Поэтому было так важно, чтобы люди знали, что вооруженное сопротивление не заглохло. В сорок пятом году, когда отмечался юбилей государственного переворота, Давид распространял листовку, подготовленную другой группой партизан, где говорилось:
Юный патриот! Ты, кто 18 июля 1936 года решил выйти на борьбу с предателями Республики, не можешь оставаться в стороне и забыть о титанической борьбе партизан. Они призывают тебя освободить Испанию от палача Франко, присоединившись к партизанам.
18 июля 1945 г.
Партизанская группа Сантандера.
В горах поблизости от Потеса действовал партизан по имени Хуанин. С сорок третьего года он перебирался из одного горного района в другой, словно кантабрийский Робин Гуд. О его ловкости и неуловимости, отчаянной храбрости и веселом нраве ходили легенды. Хуанин был примером для всех, включая Давида. Но время шло, и постепенно партизанское движение хирело, отряды распадались, исчезали. К 1948 году на реальную политическую поддержку партизанам рассчитывать не приходилось, так что становилось все сложнее оправдывать пребывание в горах такого количества мужчин и горстки отчаянных женщин.

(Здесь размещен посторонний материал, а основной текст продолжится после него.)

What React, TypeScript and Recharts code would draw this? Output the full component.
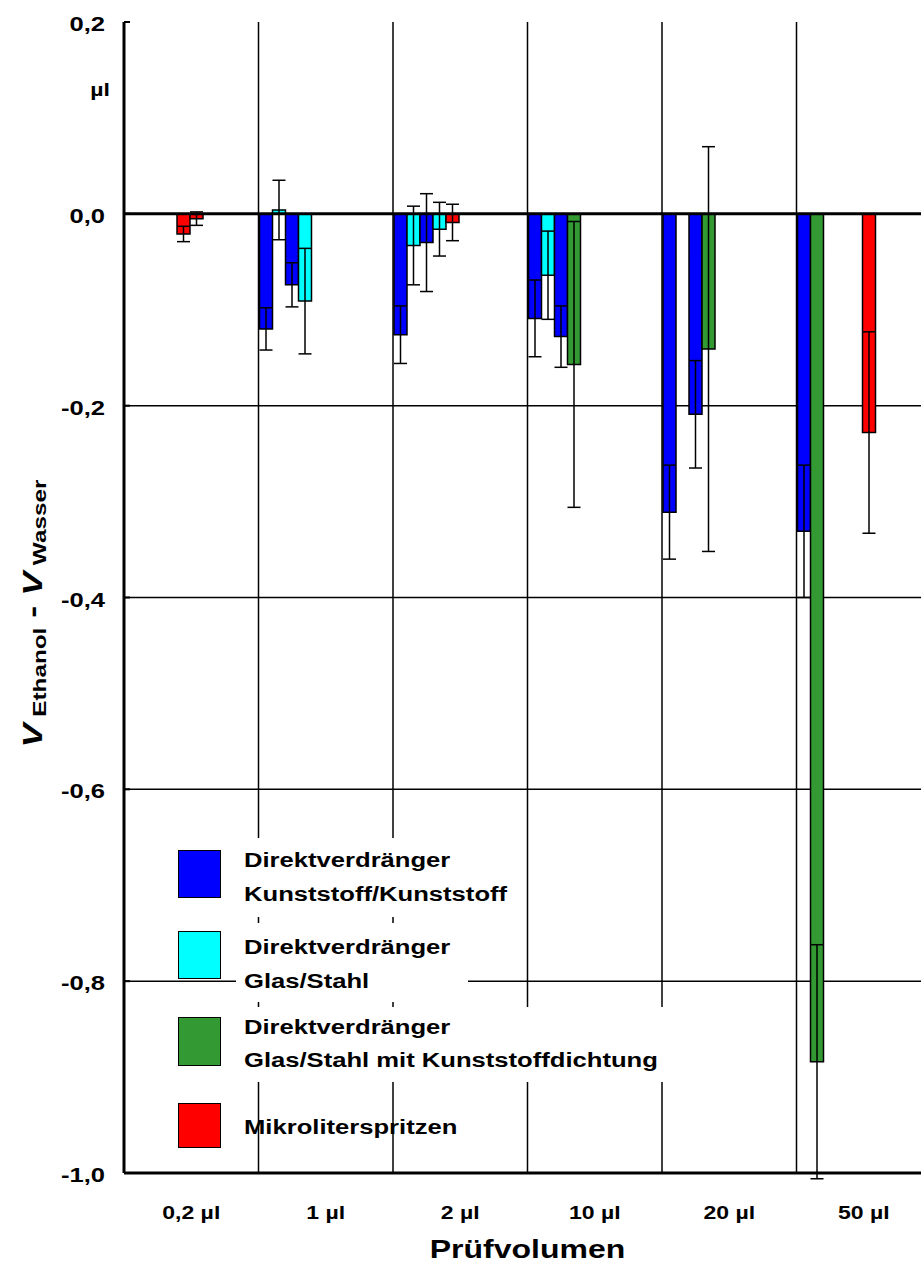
import React from "react";
import {
  BarChart,
  Bar,
  XAxis,
  YAxis,
  CartesianGrid,
  ReferenceLine,
  ErrorBar,
  Cell,
  Legend,
  Label,
} from "recharts";

const categories = ["0,2 µl", "1 µl", "2 µl", "10 µl", "20 µl", "50 µl"];

// pipette types: 0 DV Kunststoff/Kunststoff, 1 DV Glas/Stahl, 2 DV Glas/Stahl mit Dichtung, 3 Mikroliterspritzen
const typeColors = ["#0000ff", "#00ffff", "#339933", "#ff0000"];
const legendLabels = [
  ["Direktverdränger", "Kunststoff/Kunststoff"],
  ["Direktverdränger", "Glas/Stahl"],
  ["Direktverdränger", "Glas/Stahl mit Kunststoffdichtung"],
  ["Mikroliterspritzen"],
];

// one array per bar slot inside each volume group (10 slots per group)
const slot1Values = [null, -0.12, -0.126, -0.109, -0.311, -0.331];
const slot1Errors = [null, 0.022, 0.03, 0.04, 0.049, 0.069];
const slot1Types = [null, 0, 0, 0, 0, 0];

const slot2Values = [null, 0.004, -0.033, -0.064, null, -0.884];
const slot2Errors = [null, 0.031, 0.041, 0.046, null, 0.122];
const slot2Types = [null, 1, 1, 1, null, 2];

const slot3Values = [null, -0.074, -0.03, -0.128, -0.209, null];
const slot3Errors = [null, 0.023, 0.051, 0.032, 0.056, null];
const slot3Types = [null, 0, 0, 0, 0, null];

const slot4Values = [null, -0.091, -0.016, -0.157, -0.141, null];
const slot4Errors = [null, 0.055, 0.028, 0.149, 0.211, null];
const slot4Types = [null, 1, 1, 2, 2, null];

const slot5Values = [-0.021, null, -0.009, null, null, null];
const slot5Errors = [0.008, null, 0.019, null, null, null];
const slot5Types = [3, null, 3, null, null, null];

const slot6Values = [-0.005, null, null, null, null, -0.228];
const slot6Errors = [0.007, null, null, null, null, 0.105];
const slot6Types = [3, null, null, null, null, 3];

const emptySlot = [null, null, null, null, null, null];

const yTicks = [-1, -0.8, -0.6, -0.4, -0.2, 0, 0.2];
const gridValues = [-0.8, -0.6, -0.4, -0.2];

const slots = [
  { values: slot1Values, errors: slot1Errors, types: slot1Types },
  { values: slot2Values, errors: slot2Errors, types: slot2Types },
  { values: slot3Values, errors: slot3Errors, types: slot3Types },
  { values: slot4Values, errors: slot4Errors, types: slot4Types },
  { values: slot5Values, errors: slot5Errors, types: slot5Types },
  { values: slot6Values, errors: slot6Errors, types: slot6Types },
  { values: emptySlot, errors: emptySlot, types: emptySlot },
  { values: emptySlot, errors: emptySlot, types: emptySlot },
  { values: emptySlot, errors: emptySlot, types: emptySlot },
  { values: emptySlot, errors: emptySlot, types: emptySlot },
];

const data = categories.map((name, c) => {
  const row: any = { name };
  slots.forEach((s, i) => {
    row[`v${i}`] = s.values[c];
    row[`e${i}`] = s.errors[c];
  });
  return row;
});

const font = "'Liberation Sans', Arial, sans-serif";
const stretch = 1.28;

function YTick({ x, y, payload }: any) {
  const txt = Number(payload.value).toFixed(1).replace(".", ",");
  return (
    <g>
      <line x1={x + 19} x2={x + 25} y1={y} y2={y} stroke="#000" strokeWidth={2} />
      <text
        transform={`translate(${x},${y + 9}) scale(${stretch},1)`}
        textAnchor="end"
        fontFamily={font}
        fontWeight="bold"
        fontSize={20}
        fill="#000"
      >
        {txt}
      </text>
    </g>
  );
}

function XTick({ x, y, payload }: any) {
  return (
    <text
      transform={`translate(${x},${y + 46}) scale(${stretch},1)`}
      textAnchor="middle"
      fontFamily={font}
      fontWeight="bold"
      fontSize={18}
      fill="#000"
    >
      {payload.value}
    </text>
  );
}

function UnitLabel({ viewBox }: any) {
  return (
    <text
      transform={`translate(${viewBox.x + viewBox.width - 14},${viewBox.y + 74}) scale(${stretch},1)`}
      textAnchor="end"
      fontFamily={font}
      fontWeight="bold"
      fontSize={18}
      fill="#000"
    >
      µl
    </text>
  );
}

function YTitle({ viewBox }: any) {
  const cx = viewBox.x + 42;
  const cy = viewBox.y + viewBox.height / 2 + 16;
  return (
    <text
      transform={`translate(${cx},${cy}) rotate(-90) scale(${stretch},1)`}
      textAnchor="middle"
      fontFamily={font}
      fontWeight="bold"
      fill="#000"
    >
      <tspan fontSize={28} fontStyle="italic">V</tspan>
      <tspan fontSize={19} dy={4}> Ethanol</tspan>
      <tspan fontSize={28} dy={-4}> - </tspan>
      <tspan fontSize={28} fontStyle="italic">V</tspan>
      <tspan fontSize={19} dy={4}> Wasser</tspan>
    </text>
  );
}

function XTitle({ viewBox }: any) {
  return (
    <text
      transform={`translate(${viewBox.x + viewBox.width / 2},${viewBox.y + 85}) scale(${stretch},1)`}
      textAnchor="middle"
      fontFamily={font}
      fontWeight="bold"
      fontSize={25}
      fill="#000"
    >
      Prüfvolumen
    </text>
  );
}

const swatchBoxes = [
  { top: 850, height: 48 },
  { top: 931, height: 48 },
  { top: 1017, height: 49 },
  { top: 1103, height: 45 },
];
const textCenters = [
  [860, 894],
  [947, 981],
  [1027, 1060],
  [1127],
];
const whiteBoxes = [
  { left: 236, top: 838, width: 264, height: 79 },
  { left: 236, top: 923, width: 232, height: 79 },
  { left: 236, top: 1007, width: 432, height: 75 },
];

function LegendContent() {
  return (
    <div style={{ position: "relative", fontFamily: font, fontWeight: "bold" }}>
      {whiteBoxes.map((b, i) => (
        <div
          key={`w${i}`}
          style={{ position: "absolute", left: b.left, top: b.top, width: b.width, height: b.height, background: "#fff" }}
        />
      ))}
      {legendLabels.map((lines, i) => (
        <React.Fragment key={i}>
          <div
            style={{
              position: "absolute",
              left: 178,
              top: swatchBoxes[i].top,
              width: 43,
              height: swatchBoxes[i].height,
              boxSizing: "border-box",
              background: typeColors[i],
              border: "1.5px solid #000",
            }}
          />
          {lines.map((line, j) => (
            <div
              key={j}
              style={{
                position: "absolute",
                left: 244,
                top: textCenters[i][j] - 12,
                height: 24,
                lineHeight: "24px",
                fontSize: 20,
                whiteSpace: "nowrap",
                color: "#000",
                transform: `scaleX(${stretch})`,
                transformOrigin: "0 50%",
              }}
            >
              {line}
            </div>
          ))}
        </React.Fragment>
      ))}
    </div>
  );
}

export default function App() {
  return (
    <div style={{ position: "absolute", left: 0, top: 0, width: 921, height: 1278, overflow: "hidden", background: "#fff" }}>
      <BarChart
        width={940}
        height={1278}
        data={data}
        margin={{ top: 22, right: 9, left: 0, bottom: 0 }}
        barCategoryGap={1}
        barGap={0}
      >
        <CartesianGrid
          stroke="#000"
          strokeWidth={1.5}
          horizontalValues={gridValues}
          verticalCoordinatesGenerator={({ offset }: any) =>
            categories.slice(1).map((_, i) => offset.left + ((i + 1) * offset.width) / categories.length)
          }
        />
        <XAxis
          dataKey="name"
          axisLine={{ stroke: "#000", strokeWidth: 3 }}
          tickLine={false}
          tickSize={0}
          tickMargin={0}
          height={105}
          tick={<XTick />}
          interval={0}
        >
          <Label content={<XTitle />} />
        </XAxis>
        <YAxis
          domain={[-1, 0.2]}
          ticks={yTicks}
          allowDataOverflow
          width={124}
          axisLine={{ stroke: "#000", strokeWidth: 3 }}
          tickLine={false}
          tickSize={0}
          tickMargin={19}
          tick={<YTick />}
        >
          <Label content={<UnitLabel />} />
          <Label content={<YTitle />} />
        </YAxis>
        {slots.map((s, i) => (
          <Bar key={i} dataKey={`v${i}`} stroke="#000" strokeWidth={1.5} isAnimationActive={false}>
            {categories.map((_, c) => (
              <Cell key={c} fill={s.types[c] == null ? "none" : typeColors[s.types[c] as number]} />
            ))}
            <ErrorBar dataKey={`e${i}`} width={6.5} stroke="#000" strokeWidth={1.5} direction="y" />
          </Bar>
        ))}
        <ReferenceLine y={0} stroke="#000" strokeWidth={3} />
        <Legend
          layout="vertical"
          align="center"
          verticalAlign="middle"
          wrapperStyle={{ left: 0, top: 0, width: 0, height: 0 }}
          content={<LegendContent />}
        />
      </BarChart>
    </div>
  );
}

Давид, к тому времени сытый по горло бесплодной борьбой и жизнью беглеца, решил отказаться и от партизанской романтики, и от жажды мести. Надо дать себе шанс. Ему было двадцать четыре года. Настало время создать семью. Отношения с Кончитой пережили уже многое, и взлеты, и падения, наступила неопределенность. Пусть девушка и придерживалась левых взглядов, но в конце концов устала от такой призрачной жизни, и Давид пообещал, что летом они подадутся во Францию. Он поговорил с отцом, попрощался с ним и сестрами. Ему следовало соблюдать осторожность, ведь он уже два года числился в полицейской базе.
Когда Давид сказал Бенигно, что уезжает во Францию, где они с Кончитой наконец поженятся, отец не мог сдержать вздоха облегчения. Слава богу. Сын больше не будет прятаться в горах, скрываться от полиции. Все наладится. Сын женится и обоснуется во Франции. Старшая дочь служит в Торрелавеге, а младшая – в Убиарко. Через неделю Хана вернется на работу в гостиницу “Голубой дом”.
Давида удивило, что Клара не в Торрелавеге, а с Ханой в Убиарко, но выяснилось, что ей дали отпуск, пока господа Онгайо в Уругвае. Он счел очень благородным со стороны Клары ее решение помочь младшей сестре, хотя могла бы наслаждаться бездельем в пустом господском доме.